America is the number-one enemy of the deprived and oppressed people of the world.  There is no crime America will not commit in order to maintain its political, economic, cultural, and military domination of those parts of the world where it predominates. . . . Iran has tried to sever all its relations with this Great Satan and it is for this reason that it now finds wars imposed upon it.  America has urged Iraq to spill the blood of our young men [in border clashes that sparked the Iran-Iraq War], and it has compelled the countries that are subject to its influence to boycott us economically in the hope of defeating us. . . . This is a result of the Islamic content of our Revolution, which has been established on the basis of true independence.  Were we to compromise with America and the other superpowers, we would not suffer these misfortunes.  But our nation is no longer ready to submit to humiliation and abjection; it prefers a bloody death to a life of shame. . . .

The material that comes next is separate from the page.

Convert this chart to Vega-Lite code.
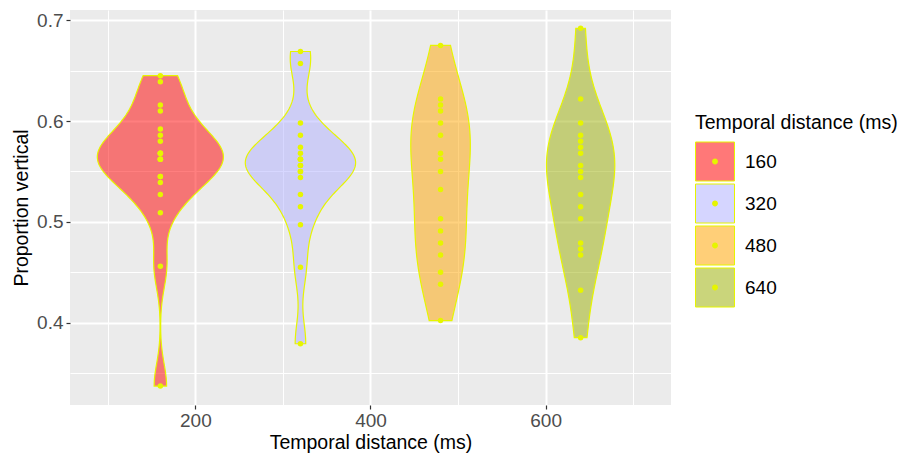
{
  "$schema": "https://vega.github.io/schema/vega-lite/v6.json",
  "width": 601,
  "height": 395,
  "autosize": {"type": "none"},
  "padding": {"left": 70, "top": 10, "right": 230, "bottom": 49},
  "background": "#FFFFFF",
  "view": {"fill": "#EBEBEB", "stroke": null},
  "config": {
    "font": "Liberation Sans",
    "legend": {"padding": 0}
  },
  "data": {
    "values": [
      {"group": 160, "prop": 0.645}, {"group": 160, "prop": 0.639}, {"group": 160, "prop": 0.616}, {"group": 160, "prop": 0.610},
      {"group": 160, "prop": 0.592}, {"group": 160, "prop": 0.586}, {"group": 160, "prop": 0.580}, {"group": 160, "prop": 0.568},
      {"group": 160, "prop": 0.568}, {"group": 160, "prop": 0.568},
      {"group": 160, "prop": 0.562}, {"group": 160, "prop": 0.562}, {"group": 160, "prop": 0.562},
      {"group": 160, "prop": 0.545}, {"group": 160, "prop": 0.545}, {"group": 160, "prop": 0.539}, {"group": 160, "prop": 0.527},
      {"group": 160, "prop": 0.509}, {"group": 160, "prop": 0.456}, {"group": 160, "prop": 0.337},
      {"group": 320, "prop": 0.669}, {"group": 320, "prop": 0.657}, {"group": 320, "prop": 0.598}, {"group": 320, "prop": 0.586},
      {"group": 320, "prop": 0.574}, {"group": 320, "prop": 0.568}, {"group": 320, "prop": 0.562}, {"group": 320, "prop": 0.562},
      {"group": 320, "prop": 0.562}, {"group": 320, "prop": 0.556}, {"group": 320, "prop": 0.556},
      {"group": 320, "prop": 0.550}, {"group": 320, "prop": 0.550}, {"group": 320, "prop": 0.544}, {"group": 320, "prop": 0.527},
      {"group": 320, "prop": 0.515}, {"group": 320, "prop": 0.497}, {"group": 320, "prop": 0.455}, {"group": 320, "prop": 0.379},
      {"group": 480, "prop": 0.675}, {"group": 480, "prop": 0.622}, {"group": 480, "prop": 0.616}, {"group": 480, "prop": 0.610},
      {"group": 480, "prop": 0.598}, {"group": 480, "prop": 0.586}, {"group": 480, "prop": 0.568}, {"group": 480, "prop": 0.562},
      {"group": 480, "prop": 0.550}, {"group": 480, "prop": 0.532}, {"group": 480, "prop": 0.503}, {"group": 480, "prop": 0.491},
      {"group": 480, "prop": 0.479}, {"group": 480, "prop": 0.467}, {"group": 480, "prop": 0.450}, {"group": 480, "prop": 0.438},
      {"group": 480, "prop": 0.402},
      {"group": 640, "prop": 0.692}, {"group": 640, "prop": 0.622}, {"group": 640, "prop": 0.598}, {"group": 640, "prop": 0.586},
      {"group": 640, "prop": 0.580}, {"group": 640, "prop": 0.574}, {"group": 640, "prop": 0.568}, {"group": 640, "prop": 0.556},
      {"group": 640, "prop": 0.550}, {"group": 640, "prop": 0.544}, {"group": 640, "prop": 0.527}, {"group": 640, "prop": 0.515},
      {"group": 640, "prop": 0.503}, {"group": 640, "prop": 0.479}, {"group": 640, "prop": 0.473}, {"group": 640, "prop": 0.467},
      {"group": 640, "prop": 0.432}, {"group": 640, "prop": 0.385}
    ]
  },
  "encoding": {
    "y": {
      "field": "prop",
      "type": "quantitative",
      "scale": {"domain": [0.3182, 0.7102], "nice": false, "zero": false},
      "axis": {
        "title": "Proportion vertical",
        "values": [0.35, 0.4, 0.45, 0.5, 0.55, 0.6, 0.65, 0.7],
        "format": ".1f",
        "labelExpr": "abs(datum.value * 10 - round(datum.value * 10)) < 0.001 ? datum.label : ''",
        "grid": true,
        "gridColor": "#FFFFFF",
        "gridWidth": {"condition": {"test": "abs(datum.value * 10 - round(datum.value * 10)) < 0.001", "value": 2}, "value": 1},
        "tickOpacity": {"condition": {"test": "abs(datum.value * 10 - round(datum.value * 10)) < 0.001", "value": 1}, "value": 0},
        "tickColor": "#333333",
        "tickSize": 4,
        "tickWidth": 1.2,
        "domain": false,
        "labelColor": "#4D4D4D",
        "labelFontSize": 19,
        "labelPadding": 3,
        "titleFontSize": 19.5,
        "titleFontWeight": "normal",
        "titleColor": "#000000",
        "titlePadding": 5
      }
    }
  },
  "layer": [
    {
      "transform": [
        {"filter": "datum.group === 160"},
        {"density": "prop", "groupby": ["group"], "bandwidth": 0.022, "steps": 200, "as": ["prop", "density"]},
        {"joinaggregate": [{"op": "max", "field": "density", "as": "dmax"}]},
        {"calculate": "datum.group - 72 * datum.density / datum.dmax", "as": "xlo"},
        {"calculate": "datum.group + 72 * datum.density / datum.dmax", "as": "xhi"}
      ],
      "mark": {"type": "area", "orient": "horizontal", "fillOpacity": 0.5, "stroke": "#E6F500", "strokeWidth": 1.2},
      "encoding": {
        "x": {
          "field": "xlo", "type": "quantitative",
          "scale": {"domain": [56.8, 743.2], "nice": false, "zero": false},
          "axis": {
            "title": "Temporal distance (ms)",
            "values": [100, 200, 300, 400, 500, 600, 700],
            "labelExpr": "datum.value % 200 === 0 ? datum.label : ''",
            "grid": true, "gridColor": "#FFFFFF",
            "gridWidth": {"condition": {"test": "datum.value % 200 === 0", "value": 2}, "value": 1},
            "tickOpacity": {"condition": {"test": "datum.value % 200 === 0", "value": 1}, "value": 0},
            "tickColor": "#333333", "tickSize": 4, "tickWidth": 1.2, "domain": false,
            "labelColor": "#4D4D4D", "labelFontSize": 19, "labelPadding": 2,
            "titleFontSize": 19.5, "titleFontWeight": "normal", "titleColor": "#000000", "titlePadding": 3
          }
        },
        "x2": {"field": "xhi"},
        "fill": {
          "field": "group", "type": "nominal",
          "scale": {"domain": [160, 320, 480, 640], "range": ["#FF0000", "#AFAFFF", "#FFA500", "#9BAF05"]},
          "legend": {
            "title": "Temporal distance (ms)",
            "orient": "none", "legendX": 625, "legendY": 104,
            "symbolType": "square", "symbolSize": 1521,
            "symbolStrokeColor": "#E6F500", "symbolStrokeWidth": 1,
            "titleFontSize": 19.5, "titleFontWeight": "normal", "titleColor": "#000000", "titlePadding": 8, "titleLimit": 400,
            "labelFontSize": 19, "labelColor": "#000000", "labelOffset": 10,
            "rowPadding": -5,
            "encode": {"symbols": {"update": {"fillOpacity": {"value": 0.53}}}}
          }
        }
      }
    },
    {
      "transform": [
        {"filter": "datum.group === 320"},
        {"density": "prop", "groupby": ["group"], "bandwidth": 0.022, "steps": 200, "as": ["prop", "density"]},
        {"joinaggregate": [{"op": "max", "field": "density", "as": "dmax"}]},
        {"calculate": "datum.group - 63 * datum.density / datum.dmax", "as": "xlo"},
        {"calculate": "datum.group + 63 * datum.density / datum.dmax", "as": "xhi"}
      ],
      "mark": {"type": "area", "orient": "horizontal", "fillOpacity": 0.5, "stroke": "#E6F500", "strokeWidth": 1.2},
      "encoding": {
        "x": {
          "field": "xlo", "type": "quantitative",
          "scale": {"domain": [56.8, 743.2], "nice": false, "zero": false},
          "axis": {
            "title": "Temporal distance (ms)",
            "values": [100, 200, 300, 400, 500, 600, 700],
            "labelExpr": "datum.value % 200 === 0 ? datum.label : ''",
            "grid": true, "gridColor": "#FFFFFF",
            "gridWidth": {"condition": {"test": "datum.value % 200 === 0", "value": 2}, "value": 1},
            "tickOpacity": {"condition": {"test": "datum.value % 200 === 0", "value": 1}, "value": 0},
            "tickColor": "#333333", "tickSize": 4, "tickWidth": 1.2, "domain": false,
            "labelColor": "#4D4D4D", "labelFontSize": 19, "labelPadding": 2,
            "titleFontSize": 19.5, "titleFontWeight": "normal", "titleColor": "#000000", "titlePadding": 3
          }
        },
        "x2": {"field": "xhi"},
        "fill": {"field": "group", "type": "nominal", "scale": {"domain": [160, 320, 480, 640], "range": ["#FF0000", "#AFAFFF", "#FFA500", "#9BAF05"]}}
      }
    },
    {
      "transform": [
        {"filter": "datum.group === 480"},
        {"density": "prop", "groupby": ["group"], "bandwidth": 0.043, "steps": 200, "as": ["prop", "density"]},
        {"joinaggregate": [{"op": "max", "field": "density", "as": "dmax"}]},
        {"calculate": "datum.group - 34 * datum.density / datum.dmax", "as": "xlo"},
        {"calculate": "datum.group + 34 * datum.density / datum.dmax", "as": "xhi"}
      ],
      "mark": {"type": "area", "orient": "horizontal", "fillOpacity": 0.5, "stroke": "#E6F500", "strokeWidth": 1.2},
      "encoding": {
        "x": {
          "field": "xlo", "type": "quantitative",
          "scale": {"domain": [56.8, 743.2], "nice": false, "zero": false},
          "axis": {
            "title": "Temporal distance (ms)",
            "values": [100, 200, 300, 400, 500, 600, 700],
            "labelExpr": "datum.value % 200 === 0 ? datum.label : ''",
            "grid": true, "gridColor": "#FFFFFF",
            "gridWidth": {"condition": {"test": "datum.value % 200 === 0", "value": 2}, "value": 1},
            "tickOpacity": {"condition": {"test": "datum.value % 200 === 0", "value": 1}, "value": 0},
            "tickColor": "#333333", "tickSize": 4, "tickWidth": 1.2, "domain": false,
            "labelColor": "#4D4D4D", "labelFontSize": 19, "labelPadding": 2,
            "titleFontSize": 19.5, "titleFontWeight": "normal", "titleColor": "#000000", "titlePadding": 3
          }
        },
        "x2": {"field": "xhi"},
        "fill": {"field": "group", "type": "nominal", "scale": {"domain": [160, 320, 480, 640], "range": ["#FF0000", "#AFAFFF", "#FFA500", "#9BAF05"]}}
      }
    },
    {
      "transform": [
        {"filter": "datum.group === 640"},
        {"density": "prop", "groupby": ["group"], "bandwidth": 0.038, "steps": 200, "as": ["prop", "density"]},
        {"joinaggregate": [{"op": "max", "field": "density", "as": "dmax"}]},
        {"calculate": "datum.group - 39 * datum.density / datum.dmax", "as": "xlo"},
        {"calculate": "datum.group + 39 * datum.density / datum.dmax", "as": "xhi"}
      ],
      "mark": {"type": "area", "orient": "horizontal", "fillOpacity": 0.5, "stroke": "#E6F500", "strokeWidth": 1.2},
      "encoding": {
        "x": {
          "field": "xlo", "type": "quantitative",
          "scale": {"domain": [56.8, 743.2], "nice": false, "zero": false},
          "axis": {
            "title": "Temporal distance (ms)",
            "values": [100, 200, 300, 400, 500, 600, 700],
            "labelExpr": "datum.value % 200 === 0 ? datum.label : ''",
            "grid": true, "gridColor": "#FFFFFF",
            "gridWidth": {"condition": {"test": "datum.value % 200 === 0", "value": 2}, "value": 1},
            "tickOpacity": {"condition": {"test": "datum.value % 200 === 0", "value": 1}, "value": 0},
            "tickColor": "#333333", "tickSize": 4, "tickWidth": 1.2, "domain": false,
            "labelColor": "#4D4D4D", "labelFontSize": 19, "labelPadding": 2,
            "titleFontSize": 19.5, "titleFontWeight": "normal", "titleColor": "#000000", "titlePadding": 3
          }
        },
        "x2": {"field": "xhi"},
        "fill": {"field": "group", "type": "nominal", "scale": {"domain": [160, 320, 480, 640], "range": ["#FF0000", "#AFAFFF", "#FFA500", "#9BAF05"]}}
      }
    },
    {
      "mark": {"type": "point", "filled": true, "size": 30, "color": "#E6F500", "opacity": 1},
      "encoding": {
        "x": {
          "field": "group", "type": "quantitative",
          "scale": {"domain": [56.8, 743.2], "nice": false, "zero": false},
          "axis": {
            "title": "Temporal distance (ms)",
            "values": [100, 200, 300, 400, 500, 600, 700],
            "labelExpr": "datum.value % 200 === 0 ? datum.label : ''",
            "grid": true, "gridColor": "#FFFFFF",
            "gridWidth": {"condition": {"test": "datum.value % 200 === 0", "value": 2}, "value": 1},
            "tickOpacity": {"condition": {"test": "datum.value % 200 === 0", "value": 1}, "value": 0},
            "tickColor": "#333333", "tickSize": 4, "tickWidth": 1.2, "domain": false,
            "labelColor": "#4D4D4D", "labelFontSize": 19, "labelPadding": 2,
            "titleFontSize": 19.5, "titleFontWeight": "normal", "titleColor": "#000000", "titlePadding": 3
          }
        },
        "opacity": {
          "field": "group", "type": "ordinal",
          "scale": {"range": [1, 1]},
          "legend": {
            "title": "Temporal distance (ms)",
            "orient": "none", "legendX": 625, "legendY": 104,
            "symbolType": "M-1,-1M1,1M0.15,0A0.15,0.15,0,1,1,-0.15,0A0.15,0.15,0,1,1,0.15,0Z",
            "symbolSize": 1521,
            "symbolFillColor": "#E6F500", "symbolStrokeColor": "transparent", "symbolStrokeWidth": 1,
            "titleFontSize": 19.5, "titleFontWeight": "normal", "titleOpacity": 0, "titlePadding": 8, "titleLimit": 400,
            "labelFontSize": 19, "labelOpacity": 0, "labelOffset": 10,
            "rowPadding": -5
          }
        }
      }
    }
  ]
}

I have said repeatedly that the taking of hostages by our militant, committed Muslim students was a natural reaction to the blows our nation suffered at the hands of America.  They can be set free if the property of the dead Shah is returned, all claims of America against Iran are annulled, a guarantee of political and military non-interference in Iran is given by America, and all our capital is released.  Of course, I have turned the affair over to the Islamic Assembly for it to settle in whatever way it deems best.  The hostages have been well treated in Iran, but the propaganda of America and its satellites has left no lie untold in this respect.  At the same time, our beloved young people in America and England have suffered the worst kind of indignity as well as physical and psychological torture.  No official in any international organization has defended these dear friends of ours, and no one has condemned America and Britain for their barbaric behavior.  I ask God Almighty that He grant all captive people freedom, independence, and an Islamic Republic.  And peace be upon the righteous servants of God.